The usefulness and explanatory power of Zipf’s law has been frequently debated because of its ubiquity in language and its mathematically simple formulation. Zipf’s law seems to apply to virtually any corpus, including randomly generated text (Li, 1992; Miller, 1957). However, what constitutes a good fit to Zipf’s law is debated and no agreement has been reached on its quantification. This study intentionally steered away from these debates. We have taken a quite liberal stance by considering only the simplest formulation of Zipf’s law as a starting point, even though it has been argued that word frequency distributions are actually more complex (Piantadosi, 2014). Even though more complex formulations of Zipf’s law are nevertheless derived from the simpler formulation, it remains to be seen how our findings extend to other, more complex formulations. In any case, different formulations of Zipf’s law would still characterize the same underlying data. Our findings are therefore very unlikely to be affected by these variations. Instead, they may have an effect of the goodness of fit, which is of no relevance to the current findings. Moreover, the consistent findings in the heterogeneous set of dialog corpora with patterns supporting the cognitive effort hypothesis cannot be dismissed as ubiquitous or merely statistical artifact of language.

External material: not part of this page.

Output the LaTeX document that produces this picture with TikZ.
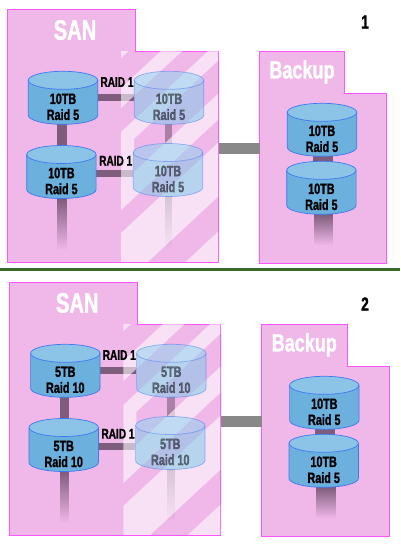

The current study thus contributes to the literature that has shown support for Zipf’s law by not focusing on the statistical fit, but by investigating the mechanisms of Zipf’s law using the most natural forms of communication. By demonstrating that the steepness of the Zipfian curve may tell us more than the statistical fit and by confirming the cognitive effort hypothesis, we have not only revisited Zipf’s law, but also demonstrated its use for different linguistic units and parameters across different spoken dialogs, thereby providing a contribution for language, cognition and computation.